Chaotic star formation and the alignment of stellar rotation with disc and planetary orbital axes

TL;DR

This study explores how chaotic accretion and dynamical interactions in stellar clusters lead to misaligned stellar rotation axes and circumstellar discs, affecting planetary system orientations and jet directions.

Contribution

It demonstrates that dynamical encounters can cause significant misalignments between stellar and disc axes, influencing planetary system configurations and jet variability.

Findings

Misalignments occur mainly due to disc truncation by encounters.

Jet directions vary more in lighter, truncated discs.

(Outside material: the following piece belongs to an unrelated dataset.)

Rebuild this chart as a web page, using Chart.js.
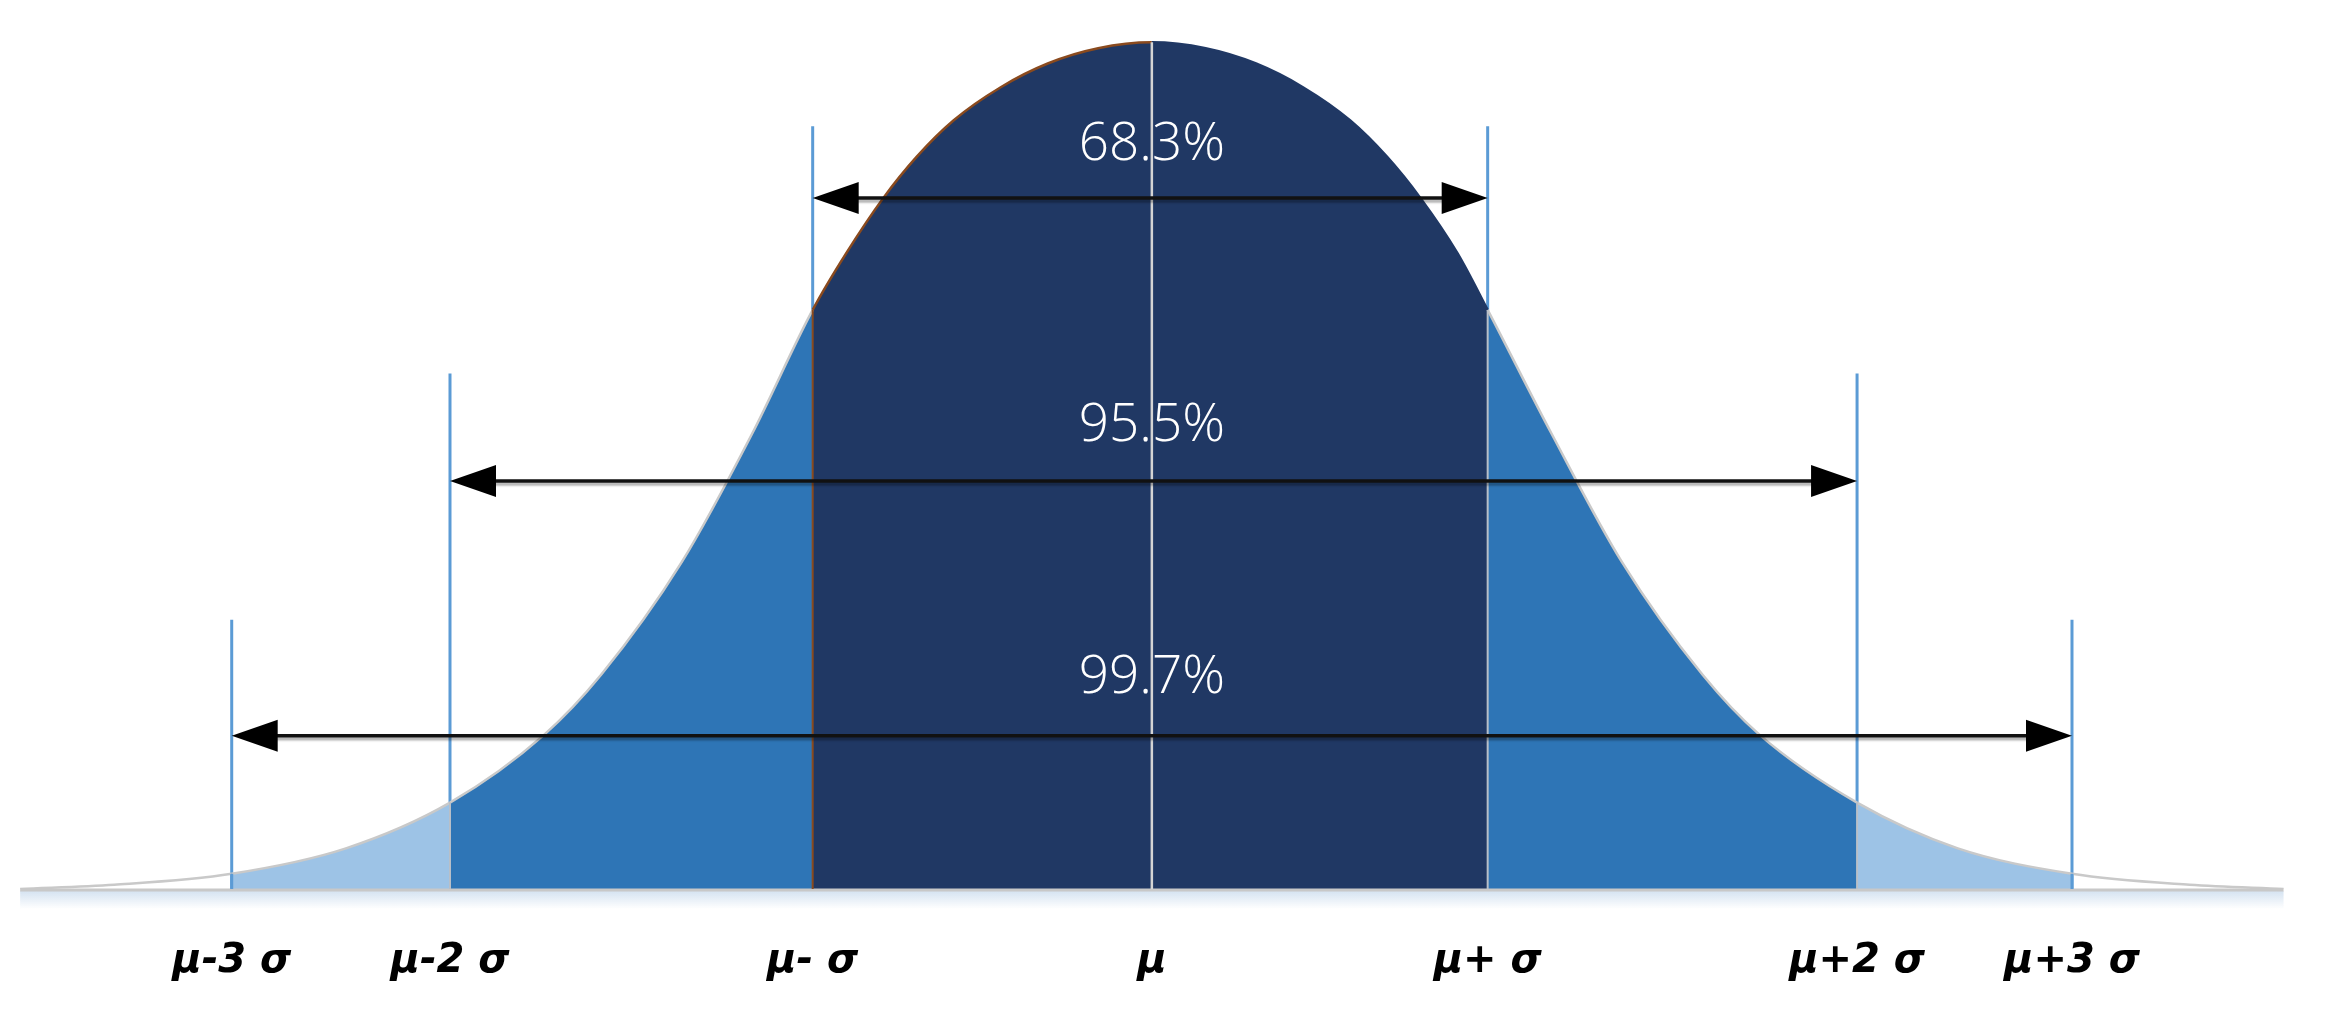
<!DOCTYPE html>
<html>
<head>
<meta charset="utf-8">
<script src="https://cdn.jsdelivr.net/npm/chart.js@4.4.1/dist/chart.umd.min.js"></script>
<style>
  html, body { margin: 0; padding: 0; background: #fff; }
  #wrap { width: 2344px; height: 1013px; position: relative; }
</style>
</head>
<body>
<div id="wrap"><canvas id="bellChart"></canvas></div>
<script>
// x is measured in units of the first sigma step (mu = 0), y in % of the peak height
const curveX = [-3.37, -3.09, -2.74, -2.40, -2.09, -1.81, -1.64, -1.40, -1.19, -1.01,
                -0.91, -0.80, -0.70, -0.59, -0.45, -0.31, -0.16, 0,
                0.16, 0.31, 0.45, 0.59, 0.70, 0.80, 0.91, 1.0,
                1.19, 1.40, 1.64, 1.81, 2.10, 2.40, 2.74, 3.09, 3.37];
const curveY = [0, 0.5, 1.8, 4.8, 10.2, 18.2, 25.3, 38.6, 53.8, 68.4,
                75.1, 81.6, 86.5, 90.8, 94.7, 97.5, 99.3, 100,
                99.3, 97.5, 94.7, 90.8, 86.5, 81.6, 75.1, 68.4,
                53.8, 38.6, 25.3, 18.2, 10.2, 4.8, 1.8, 0.5, 0];

const sigmaPos = [-2.74, -2.09, -1.01, 0, 1.0, 2.10, 2.74];
const sigmaLabels = ["μ-3 σ", "μ-2 σ", "μ- σ", "μ", "μ+ σ", "μ+2 σ", "μ+3 σ"];
// where the thin guide lines above each sigma position stop
const guideTops = [31.8, 60.9, 90.1, 100, 90.1, 60.9, 31.8];

const bandNames = ["68.3%", "95.5%", "99.7%"];
const bandFrom = [-1.01, -2.09, -2.74];
const bandTo = [1.0, 2.10, 2.74];
const arrowLevel = [81.6, 48.2, 18.1];
const textLevel = [86.1, 52.9, 23.1];

const bandFills = ["#203864", "#2e75b6", "#9dc3e6"];

function bandColor(x) {
  for (let i = 0; i < bandFills.length; i++) {
    if (x > bandFrom[i] && x < bandTo[i]) return bandFills[i];
  }
  return "rgba(255,255,255,0)";
}

function curveAt(x) {
  const i = curveX.indexOf(x);
  return i >= 0 ? curveY[i] : 0;
}

const decor = {
  id: "sigmaDecor",
  beforeDatasetsDraw(chart) {
    const ctx = chart.ctx;
    const xs = chart.scales.x, ys = chart.scales.y;
    const y0 = ys.getPixelForValue(0);
    const left = xs.getPixelForValue(curveX[0]);
    const right = xs.getPixelForValue(curveX[curveX.length - 1]);

    ctx.save();
    // soft shadow under the base line
    const g = ctx.createLinearGradient(0, y0 + 2, 0, y0 + 20);
    g.addColorStop(0, "rgba(185,208,232,0.6)");
    g.addColorStop(1, "rgba(185,208,232,0)");
    ctx.fillStyle = g;
    ctx.fillRect(left, y0 + 2, right - left, 18);

    // blue guide lines, the fill covers their lower part
    ctx.strokeStyle = "#5b9bd5";
    ctx.lineWidth = 3;
    sigmaPos.forEach((p, i) => {
      if (p === 0) return;
      const x = xs.getPixelForValue(p);
      ctx.beginPath();
      ctx.moveTo(x, y0);
      ctx.lineTo(x, ys.getPixelForValue(guideTops[i]));
      ctx.stroke();
    });
    ctx.restore();
  },
  afterDatasetsDraw(chart) {
    const ctx = chart.ctx;
    const xs = chart.scales.x, ys = chart.scales.y;
    const y0 = ys.getPixelForValue(0);
    const left = xs.getPixelForValue(curveX[0]);
    const right = xs.getPixelForValue(curveX[curveX.length - 1]);

    ctx.save();
    // base line
    ctx.strokeStyle = "#c8c8c8";
    ctx.lineWidth = 3;
    ctx.beginPath();
    ctx.moveTo(left, y0 + 1);
    ctx.lineTo(right, y0 + 1);
    ctx.stroke();

    // separators between the shaded bands
    sigmaPos.forEach((p, i) => {
      if (p === 0) return;
      const x = xs.getPixelForValue(p);
      if (Math.abs(p) > 2.5) ctx.strokeStyle = "#5b9bd5";
      else if (p === -1.01) ctx.strokeStyle = "#8a4a1e";
      else ctx.strokeStyle = "#b8bfc8";
      ctx.lineWidth = Math.abs(p) > 2.5 ? 3 : 2;
      ctx.beginPath();
      ctx.moveTo(x, y0);
      ctx.lineTo(x, ys.getPixelForValue(curveAt(p)));
      ctx.stroke();
    });

    // percentage labels
    const mx = xs.getPixelForValue(0);
    ctx.fillStyle = "#ffffff";
    ctx.font = '300 53px "Open Sans", "DejaVu Sans", sans-serif';
    ctx.textAlign = "center";
    ctx.textBaseline = "alphabetic";
    bandNames.forEach((t, i) => {
      ctx.fillText(t, mx, ys.getPixelForValue(textLevel[i]));
    });

    // centre line
    ctx.strokeStyle = "#d4d4d4";
    ctx.lineWidth = 2.5;
    ctx.beginPath();
    ctx.moveTo(mx, y0);
    ctx.lineTo(mx, ys.getPixelForValue(curveAt(0)));
    ctx.stroke();

    // double headed arrows
    const headLen = 46, headHalf = 16;
    bandNames.forEach((t, i) => {
      const y = ys.getPixelForValue(arrowLevel[i]);
      const x0 = xs.getPixelForValue(bandFrom[i]);
      const x1 = xs.getPixelForValue(bandTo[i]);
      ctx.save();
      ctx.shadowColor = "rgba(0,0,0,0.3)";
      ctx.shadowOffsetY = 3;
      ctx.shadowBlur = 2;
      ctx.strokeStyle = "#111";
      ctx.lineWidth = 3.5;
      ctx.beginPath();
      ctx.moveTo(x0 + headLen - 2, y);
      ctx.lineTo(x1 - headLen + 2, y);
      ctx.stroke();
      ctx.restore();

      ctx.fillStyle = "#000";
      ctx.beginPath();
      ctx.moveTo(x0, y);
      ctx.lineTo(x0 + headLen, y - headHalf);
      ctx.lineTo(x0 + headLen, y + headHalf);
      ctx.closePath();
      ctx.fill();
      ctx.beginPath();
      ctx.moveTo(x1, y);
      ctx.lineTo(x1 - headLen, y - headHalf);
      ctx.lineTo(x1 - headLen, y + headHalf);
      ctx.closePath();
      ctx.fill();
    });
    ctx.restore();
  }
};

const midX = c => (c.p0.parsed.x + c.p1.parsed.x) / 2;

new Chart(document.getElementById("bellChart"), {
  type: "line",
  data: {
    datasets: [{
      data: curveX.map((x, i) => ({ x: x, y: curveY[i] })),
      borderColor: "#c9c9c9",
      borderWidth: 2.5,
      backgroundColor: "rgba(255,255,255,0)",
      fill: "origin",
      pointRadius: 0,
      cubicInterpolationMode: "monotone",
      segment: {
        backgroundColor: c => bandColor(midX(c)),
        borderColor: c => {
          const m = midX(c);
          if (m > bandFrom[0] && m < 0) return "#8a4a1e";
          if (m > 0 && m < bandTo[0]) return "#203864";
          return "#c9c9c9";
        }
      }
    }]
  },
  options: {
    responsive: true,
    maintainAspectRatio: false,
    animation: false,
    devicePixelRatio: 1,
    layout: { padding: 0, autoPadding: false },
    plugins: {
      legend: { display: false },
      tooltip: { enabled: false }
    },
    scales: {
      x: {
        type: "linear",
        min: -3.43,
        max: 3.55,
        grid: { display: false, drawTicks: false },
        border: { display: false },
        afterBuildTicks: s => { s.ticks = sigmaPos.map(v => ({ value: v })); },
        afterFit: s => { s.height = 124; },
        ticks: {
          autoSkip: false,
          maxRotation: 0,
          padding: 53,
          color: "#000",
          font: { family: '"DejaVu Sans", sans-serif', size: 40, weight: "bold", style: "italic", lineHeight: 1 },
          callback: (v, i) => sigmaLabels[i]
        }
      },
      y: {
        display: false,
        min: 0,
        max: 105
      }
    }
  },
  plugins: [decor]
});
</script>
</body>
</html>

Stellar internal velocity fields may be more complex than aligned models.

Abstract

We investigate the evolution of the relative angle between the stellar rotation axis and the circumstellar disc axis of a star that forms in a stellar cluster from the collapse of a turbulent molecular cloud. This is an inherently chaotic environment with variable accretion, both in terms of rate and the angular momentum of the material, and dynamical interactions between stars. We find that the final stellar rotation axis and disc spin axis can be strongly misaligned, but this occurs primarily when the disc is truncated by a dynamical encounter so that the final disc rotation axis depends simply on what fell in last. This may lead to planetary systems with orbits that are misaligned with the stellar rotation axis, but only if the final disc contains enough mass to form planets. We also investigate the time variability of the inner disc spin axis, which is likely to determine the direction of a protostellar jet. We find that the jet direction varies more strongly for lighter discs, such as those that have been truncated by dynamical interactions or have suffered a period of rapid accretion. Finally, we note that variability of the angular momentum of the material accreting by a star implies that the internal velocity field of such stars may be more complicated than that of aligned differential rotation.